A doorway of carved marble at the Amber Fort near Jaipur, India. Jaipur's Jantar Mantar observatory; photos by Carl D'Aquino.

He did manage to get away for 18 days for a first-time trip to India, where his itinerary included an obligatory stop at the Taj Mahal and an afternoon transfixed by hand-carved marble columns at a Jain temple. Surveying the 22-mile wall that surrounds the 15th-century Kumbhalgarh Fort, while transporting, was perhaps bested by the adventure of traveling through the countryside in cars and trains. "I realized that the experience of getting from one place to another—the congestion, the sheer visual confusion—is the actual India," he says.

 
The D'Aquino Monaco partner wearing a kurta at a wedding in Bangalore; photo by Faisal Kahn. Achal Kapila and Shalmali Radha Ganapathy Karnad at their wedding in Bangalore; photo by Carl D'Aquino.

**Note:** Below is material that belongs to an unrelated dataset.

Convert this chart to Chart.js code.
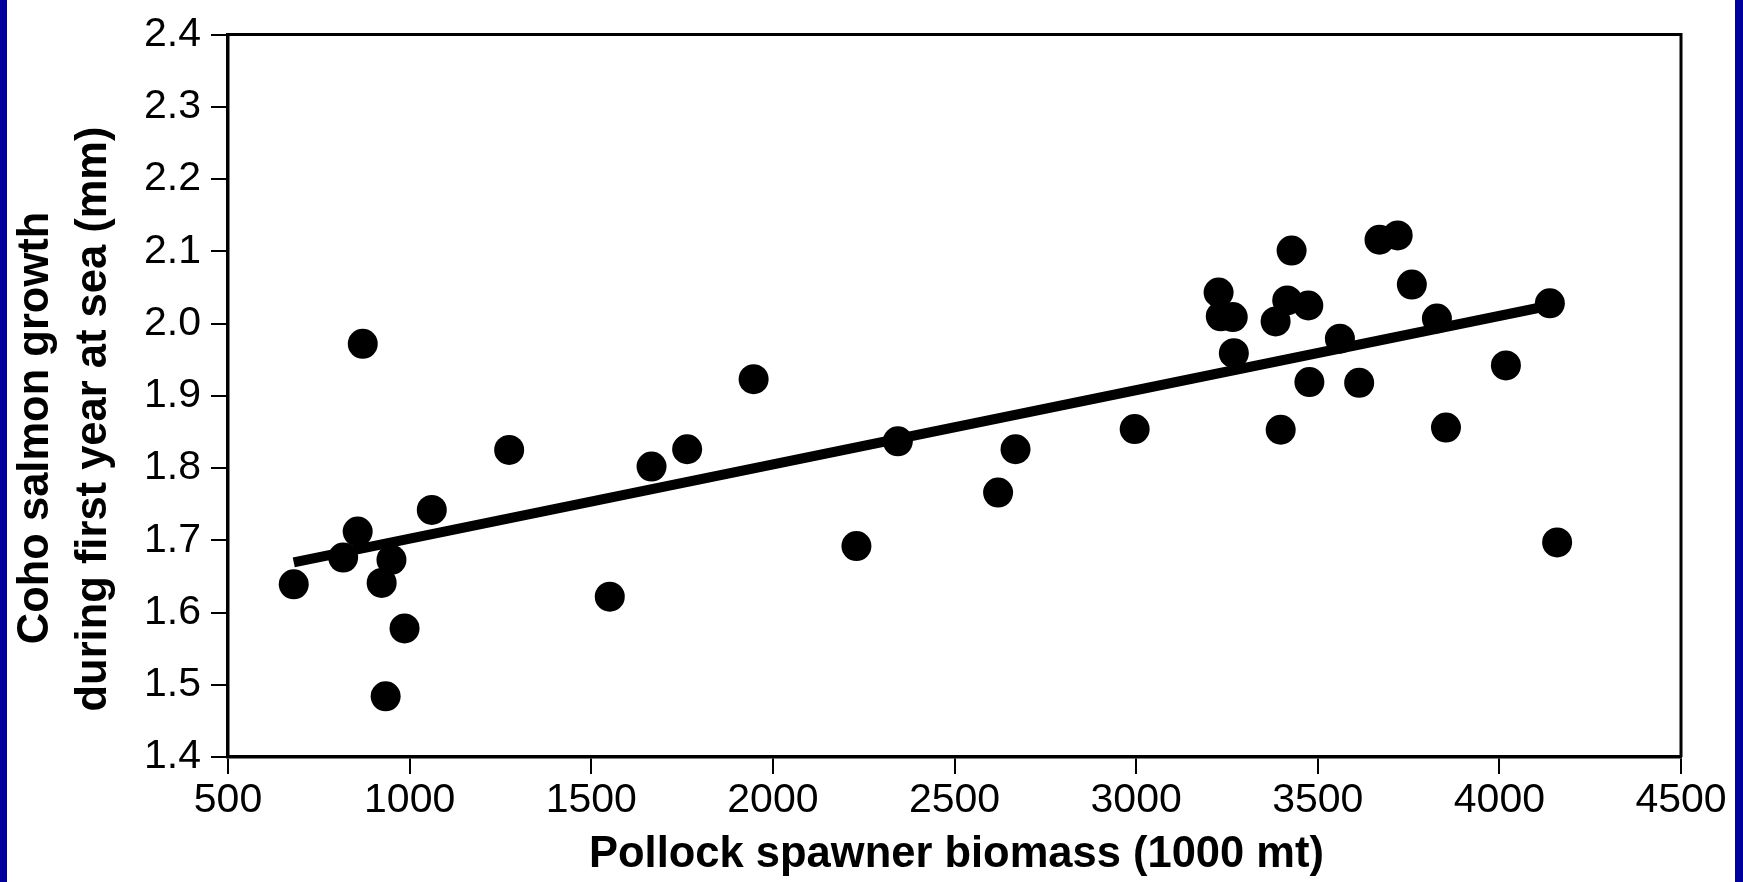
<!DOCTYPE html>
<html>
<head>
<meta charset="utf-8">
<title>Coho salmon growth vs pollock spawner biomass</title>
<script src="https://cdn.jsdelivr.net/npm/chart.js@4.4.1/dist/chart.umd.min.js"></script>
<style>
  html, body { margin: 0; padding: 0; background: #00009c; }
  #wrap { position: absolute; left: 7px; top: 0; width: 1728px; height: 882px; background: #ffffff; }
  canvas { display: block; }
</style>
</head>
<body>
<div id="wrap"><canvas id="chart" width="1728" height="882"></canvas></div>
<script>
// Pollock spawner biomass (1000 mt) for each year
const biomass = [681, 817, 857, 871, 923, 934, 950, 986, 1061, 1274,
                 1551, 1666, 1764, 1947, 2230, 2344, 2620, 2668, 2996, 3227,
                 3233, 3266, 3269, 3384, 3398, 3416, 3428, 3474, 3477, 3561,
                 3614, 3670, 3720, 3759, 3828, 3853, 4018, 4139, 4159];

// Coho salmon growth during first year at sea (mm)
const growth = [1.639, 1.676, 1.712, 1.972, 1.641, 1.484, 1.673, 1.578, 1.742, 1.825,
                1.622, 1.802, 1.826, 1.923, 1.692, 1.837, 1.766, 1.826, 1.854, 2.043,
                2.010, 2.009, 1.959, 2.003, 1.853, 2.032, 2.101, 2.025, 1.919, 1.979,
                1.918, 2.116, 2.122, 2.054, 2.007, 1.856, 1.942, 2.028, 1.697];

// Fitted trend line end points
const trendX = [681, 4140];
const trendY = [1.6695, 2.025];

// Axis ticks
const xTickValues = [500, 1000, 1500, 2000, 2500, 3000, 3500, 4000, 4500];
const xTickLabels = ['500', '1000', '1500', '2000', '2500', '3000', '3500', '4000', '4500'];
const yTickValues = [1.4, 1.5, 1.6, 1.7, 1.8, 1.9, 2.0, 2.1, 2.2, 2.3, 2.4];
const yTickLabels = ['1.4', '1.5', '1.6', '1.7', '1.8', '1.9', '2.0', '2.1', '2.2', '2.3', '2.4'];

const xTitle = 'Pollock spawner biomass (1000 mt)';
const yTitle = ['Coho salmon growth', 'during first year at sea (mm)'];

const FONT = '"Liberation Sans", Arial, Helvetica, sans-serif';

const points = biomass.map((b, i) => ({ x: b, y: growth[i] }));
const trend = trendX.map((b, i) => ({ x: b, y: trendY[i] }));

// Closes the plot box (top and right edges) and draws the axis titles
const frameAndTitles = {
  id: 'frameAndTitles',
  afterDraw(chart) {
    const { ctx, chartArea: a } = chart;
    ctx.save();
    ctx.strokeStyle = '#000';
    ctx.lineWidth = 3;
    ctx.beginPath();
    ctx.moveTo(a.left, a.top);
    ctx.lineTo(a.right, a.top);
    ctx.lineTo(a.right, a.bottom);
    ctx.stroke();

    ctx.fillStyle = '#000';
    ctx.font = 'bold 43.5px ' + FONT;
    ctx.textAlign = 'center';
    ctx.textBaseline = 'alphabetic';
    ctx.fillText(xTitle, (a.left + a.right) / 2 + 2, 867);

    const baselines = [41, 99];
    const centers = [428, 419];
    yTitle.forEach((line, i) => {
      ctx.save();
      ctx.translate(baselines[i], centers[i]);
      ctx.rotate(-Math.PI / 2);
      ctx.fillText(line, 0, 0);
      ctx.restore();
    });
    ctx.restore();
  }
};

const tickFont = { family: FONT, size: 41 };
const gridOpts = {
  display: true,
  drawOnChartArea: false,
  drawTicks: true,
  tickLength: 17,
  lineWidth: 2,
  tickWidth: 2,
  color: '#000',
  tickColor: '#000'
};
const borderOpts = { display: true, color: '#000', width: 3.5 };

new Chart(document.getElementById('chart'), {
  type: 'scatter',
  data: {
    datasets: [
      {
        type: 'line',
        data: trend,
        borderColor: '#000',
        borderWidth: 10,
        borderCapStyle: 'butt',
        pointRadius: 0,
        fill: false,
        tension: 0
      },
      {
        type: 'scatter',
        data: points,
        backgroundColor: '#000',
        borderColor: '#000',
        borderWidth: 0,
        pointRadius: 15,
        pointHoverRadius: 15
      }
    ]
  },
  options: {
    responsive: false,
    animation: false,
    devicePixelRatio: 1,
    events: [],
    layout: { padding: { top: 31, right: 54, left: 0, bottom: 0 } },
    plugins: {
      legend: { display: false },
      tooltip: { enabled: false },
      title: { display: false }
    },
    scales: {
      x: {
        type: 'linear',
        position: 'bottom',
        min: 500,
        max: 4500,
        afterBuildTicks(scale) { scale.ticks = xTickValues.map(v => ({ value: v })); },
        afterFit(scale) { scale.height = 125; },
        ticks: {
          color: '#000',
          font: tickFont,
          padding: 2,
          maxRotation: 0,
          autoSkip: false,
          callback: (v) => xTickLabels[xTickValues.indexOf(v)]
        },
        grid: gridOpts,
        border: borderOpts,
        title: { display: false }
      },
      y: {
        type: 'linear',
        position: 'left',
        min: 1.4,
        max: 2.4,
        afterBuildTicks(scale) { scale.ticks = yTickValues.map(v => ({ value: v })); },
        afterFit(scale) { scale.width = 221; },
        ticks: {
          color: '#000',
          font: tickFont,
          padding: 10,
          autoSkip: false,
          callback: (v) => {
            const i = yTickValues.findIndex(t => Math.abs(t - v) < 1e-9);
            return i >= 0 ? yTickLabels[i] : '';
          }
        },
        grid: gridOpts,
        border: borderOpts,
        title: { display: false }
      }
    }
  },
  plugins: [frameAndTitles]
});
</script>
</body>
</html>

Flower petals arranged on a pavement at the Samode Palace in Jaipur; photo by Carl D'Aquino.

The catalyst for the trip was an invitation from close friends, actor-director-playwright Girish Karnad and his physician wife, Saraswathy Ganapathy, to their daughter's three-and-a-half-day wedding, the kind of extravaganza accessible to most Westerners only on a Bollywood movie screen. "There was sensational food and constant music, including the most extraordinary private concert around a lake," D'Aquino says. Nearly 2,000 people from 14 countries came to Bangalore for the festivities.

 
A building facade in Agra; photo by Carl D'Aquino. A construction worker carrying wet cement through a courtyard at the Amber Fort; photo by Faisal Khan.

The first evening, he sat at a table with guests from Stockholm, Nairobi, and Shanghai. Foreigners aside, he was awestruck at the complexities of interweaving the various strands of Indian society, in this case members of the Parsi and Brahman communities as well as the Arya Samaj, a Hindu reform movement that rejects the caste system. Then there were the intricacies of mingling four separate religious traditions in cuisines, costumes, and ceremonies.


Temporary henna decoration for the Bangalore wedding; photo by Carl D'Aquino.

Whether D'Aquino was indulging in Technicolor revelry, squeezing through the crowds at a Delhi market, or searching remote areas for indigenous crafts, the designer in him was always amassing inspiration. "All the textures of India—the extraordinary carvings, frescoes, mosaics, and fabrics—will always remain with me," he says. And appear, we can assume, in his work.